Hollywood romances of the 1950s and ’60s have a certified formula for swooning success. Beguiling beauty plus handsome hero equals an epic love story played out against the backdrop of the Hollywood hills and starry mountain tops. An ode to this era, Sylvie’s Love puts Black characters centre stage and takes classic cinema from Hollywood to Harlem.

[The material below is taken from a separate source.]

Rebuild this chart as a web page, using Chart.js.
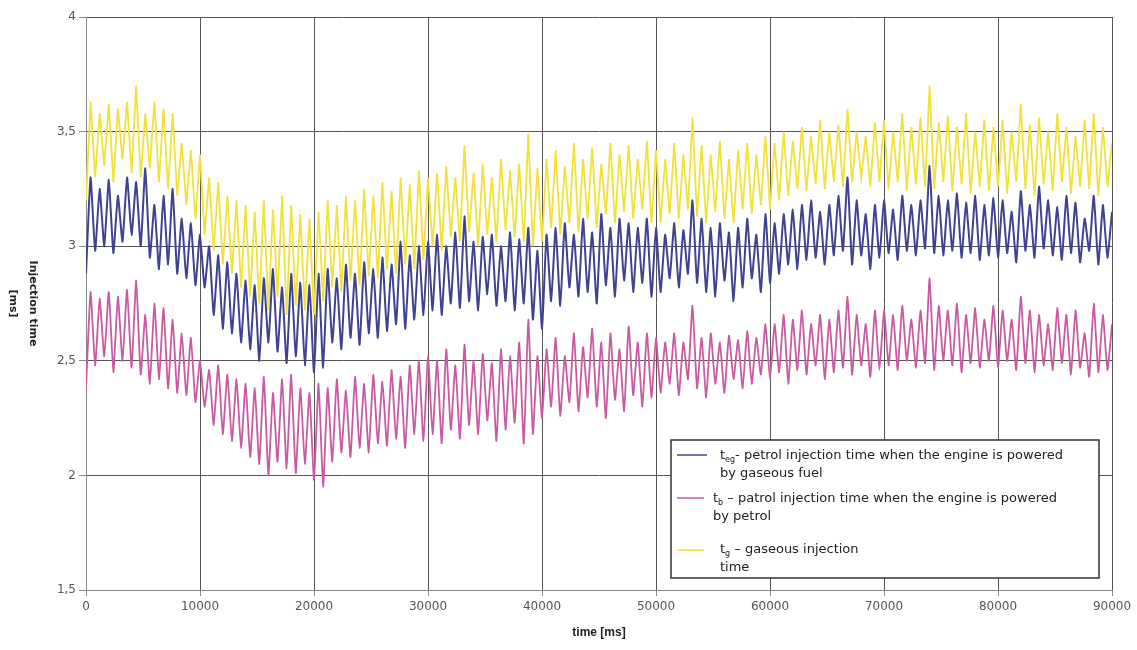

We meet Sylvie (Tessa Thompson) in the summer of 1957, manning the desk of her father’s record store and spending her days dreaming of a career in television. She meets saxophonist Robert (Nnamdi Asomugha) in standard romantic fantasy fashion; album recommendations revealing a spark between the pair. Robert lands a job at the store and the two become friends, chemistry ever-present. Summer ends and, despite their feelings, the pair go their separate ways, with Sylvie’s TV aspirations starting to take flight just as her fiancé returns from war and Robert’s jazz quartet getting their big break in Paris.
Thompson and Asomugha’s effortless connection makes you yearn for fate to bring their characters back together. While Robert stops just short of being a three-dimensional character, his soft-spoken earnestness masks a lack of depth with the stoicism of a man from the Silent Generation. Sylvie, on the other hand, has more to her than the film decides to fully explore; her career and troubled marriage take a backseat even though at times they are more compelling than the central love story.

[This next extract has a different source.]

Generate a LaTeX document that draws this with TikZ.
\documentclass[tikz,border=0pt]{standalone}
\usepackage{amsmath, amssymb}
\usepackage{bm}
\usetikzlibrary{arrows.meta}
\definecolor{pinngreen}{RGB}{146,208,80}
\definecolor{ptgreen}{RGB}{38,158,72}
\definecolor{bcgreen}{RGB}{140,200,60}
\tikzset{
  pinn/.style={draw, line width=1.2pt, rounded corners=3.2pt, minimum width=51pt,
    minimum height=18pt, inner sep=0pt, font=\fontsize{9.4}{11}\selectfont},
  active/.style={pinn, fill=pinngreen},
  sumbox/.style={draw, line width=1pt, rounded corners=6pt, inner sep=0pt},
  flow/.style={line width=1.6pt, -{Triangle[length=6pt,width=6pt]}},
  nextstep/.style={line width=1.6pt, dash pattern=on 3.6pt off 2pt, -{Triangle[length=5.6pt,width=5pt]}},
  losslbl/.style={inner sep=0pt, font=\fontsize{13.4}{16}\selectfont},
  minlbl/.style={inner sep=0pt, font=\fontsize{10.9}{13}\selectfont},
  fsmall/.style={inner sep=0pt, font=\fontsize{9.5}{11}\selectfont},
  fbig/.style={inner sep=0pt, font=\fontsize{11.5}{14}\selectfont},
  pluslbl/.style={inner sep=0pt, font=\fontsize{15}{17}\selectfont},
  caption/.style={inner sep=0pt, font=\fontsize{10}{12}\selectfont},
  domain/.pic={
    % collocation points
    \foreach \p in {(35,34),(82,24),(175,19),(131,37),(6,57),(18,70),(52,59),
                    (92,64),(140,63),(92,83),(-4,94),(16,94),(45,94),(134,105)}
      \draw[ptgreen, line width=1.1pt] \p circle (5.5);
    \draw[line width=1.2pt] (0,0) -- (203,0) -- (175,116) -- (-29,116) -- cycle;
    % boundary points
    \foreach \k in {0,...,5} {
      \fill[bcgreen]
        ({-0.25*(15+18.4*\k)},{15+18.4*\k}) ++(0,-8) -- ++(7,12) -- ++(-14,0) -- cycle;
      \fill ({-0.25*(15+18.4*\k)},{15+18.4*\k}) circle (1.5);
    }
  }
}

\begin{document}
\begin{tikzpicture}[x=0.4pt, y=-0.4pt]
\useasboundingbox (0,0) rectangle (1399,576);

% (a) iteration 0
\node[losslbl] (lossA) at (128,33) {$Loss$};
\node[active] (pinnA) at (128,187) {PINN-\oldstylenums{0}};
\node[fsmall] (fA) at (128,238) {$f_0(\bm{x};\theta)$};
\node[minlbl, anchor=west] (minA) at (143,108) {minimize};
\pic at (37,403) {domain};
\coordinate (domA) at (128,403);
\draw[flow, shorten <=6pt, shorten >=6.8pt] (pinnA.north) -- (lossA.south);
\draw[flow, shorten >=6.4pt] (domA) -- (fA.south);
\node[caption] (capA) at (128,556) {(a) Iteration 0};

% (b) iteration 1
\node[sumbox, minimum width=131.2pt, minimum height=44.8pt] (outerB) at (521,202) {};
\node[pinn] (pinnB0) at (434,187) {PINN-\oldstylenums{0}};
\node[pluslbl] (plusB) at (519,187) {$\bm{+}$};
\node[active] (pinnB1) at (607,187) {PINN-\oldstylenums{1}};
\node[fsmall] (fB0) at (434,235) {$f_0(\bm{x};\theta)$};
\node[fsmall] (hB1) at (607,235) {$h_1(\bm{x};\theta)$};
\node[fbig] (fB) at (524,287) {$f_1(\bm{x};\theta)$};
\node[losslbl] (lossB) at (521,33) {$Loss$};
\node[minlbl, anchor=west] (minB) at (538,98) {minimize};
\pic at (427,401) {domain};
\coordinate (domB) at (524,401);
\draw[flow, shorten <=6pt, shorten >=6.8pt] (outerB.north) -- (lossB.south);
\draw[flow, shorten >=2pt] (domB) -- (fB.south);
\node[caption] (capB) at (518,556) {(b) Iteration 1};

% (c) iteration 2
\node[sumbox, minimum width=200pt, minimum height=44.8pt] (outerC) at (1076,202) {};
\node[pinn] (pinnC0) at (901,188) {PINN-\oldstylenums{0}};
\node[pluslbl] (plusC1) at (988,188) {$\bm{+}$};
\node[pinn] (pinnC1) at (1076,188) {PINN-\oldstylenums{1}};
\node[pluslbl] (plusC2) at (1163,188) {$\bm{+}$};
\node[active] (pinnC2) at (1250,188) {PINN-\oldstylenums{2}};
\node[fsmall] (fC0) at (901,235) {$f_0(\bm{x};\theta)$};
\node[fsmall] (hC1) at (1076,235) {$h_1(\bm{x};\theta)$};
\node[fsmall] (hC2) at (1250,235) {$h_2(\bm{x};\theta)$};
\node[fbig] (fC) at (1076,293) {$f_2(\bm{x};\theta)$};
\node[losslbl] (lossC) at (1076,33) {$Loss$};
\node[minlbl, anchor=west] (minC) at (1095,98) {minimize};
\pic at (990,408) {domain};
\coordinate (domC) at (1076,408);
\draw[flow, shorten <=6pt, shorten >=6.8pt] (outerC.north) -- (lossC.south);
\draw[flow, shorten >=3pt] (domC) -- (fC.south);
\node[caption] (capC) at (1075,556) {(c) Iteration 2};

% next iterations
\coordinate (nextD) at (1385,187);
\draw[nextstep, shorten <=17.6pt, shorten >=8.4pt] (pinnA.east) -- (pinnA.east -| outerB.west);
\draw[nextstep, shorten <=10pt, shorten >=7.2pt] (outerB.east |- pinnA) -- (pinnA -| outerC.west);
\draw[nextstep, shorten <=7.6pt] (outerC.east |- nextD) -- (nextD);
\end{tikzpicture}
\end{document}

Thompson’s career has gone from strength to strength in recent years, with standout performances in the Creed films, Westworld, Sorry to Bother You, Thor: Ragnarok and Avengers: Endgame bolstering her reputation as one of the most exciting and versatile actors working today. The role of Sylvie may seem small by comparison, yet she still gives a spirited performance that’s delicate as well as determined.
Writer/director Eugene Ashe, a former recording artist, crafts a stylish feature that’s elevated by a lilting jazz soundtrack and dazzling cinematography. The shots of New York City and Harlem’s intimate jazz clubs are engrossing from start to finish. Subtle (and not so subtle) nods to historic events are weaved throughout the film, placing Sylvie and Rob’s story on the timeline of a tumultuous era.

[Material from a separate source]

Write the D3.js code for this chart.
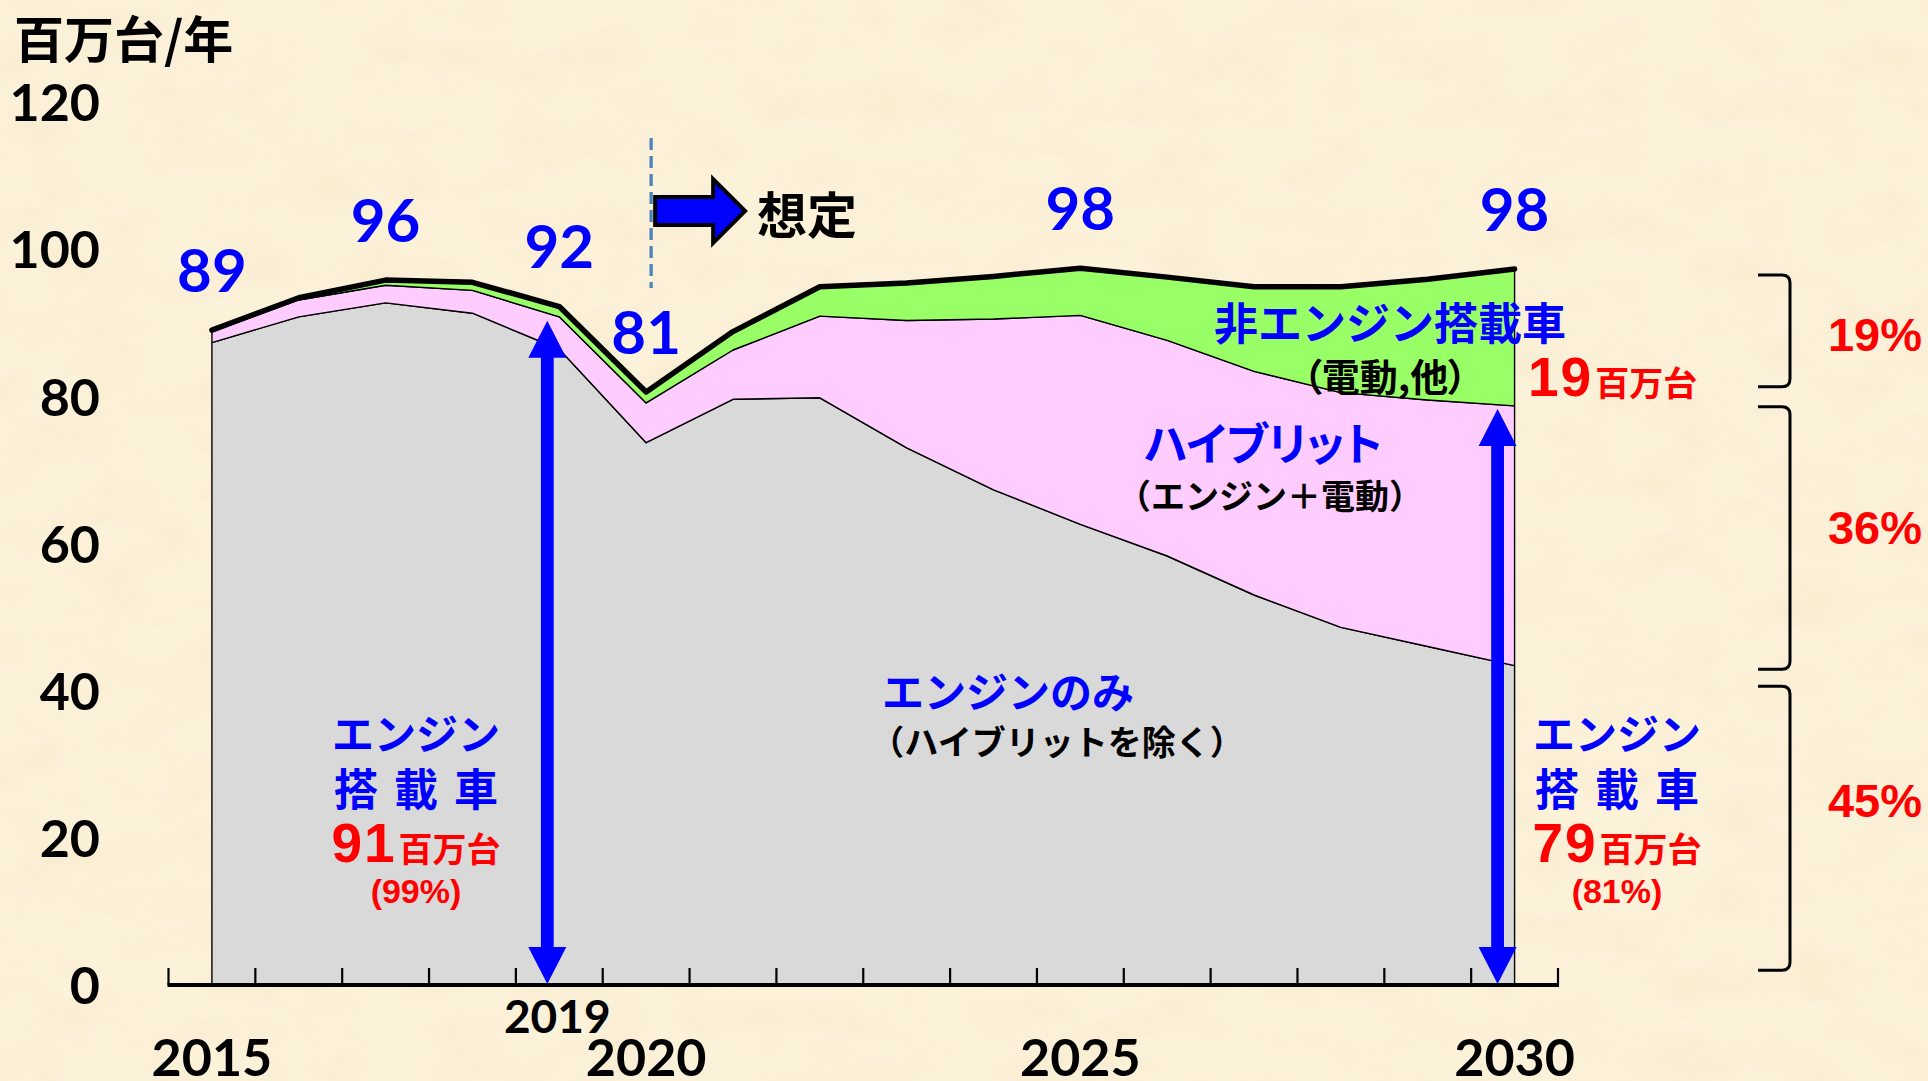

Sylvie’s Love is a sweet and sincere portrayal of Black love, a film where race permeates the lives of our protagonists without detracting from the fantasy of their romance. Films such as these are just as essential to Black representation in Hollywood, and Ashe succeeds with a sweeping story that brings together changing times, a changing culture, and the true price of love.
Sylvie’s Love is available on Amazon Prime from 23 December.
Tessa Thompson leading a sweeping ’60s-style romance.
Perfect romantic escapism with solid performances.
A beautifully shot, well-contextualised fusion of romance and music that leaves you feeling mellow afterwards.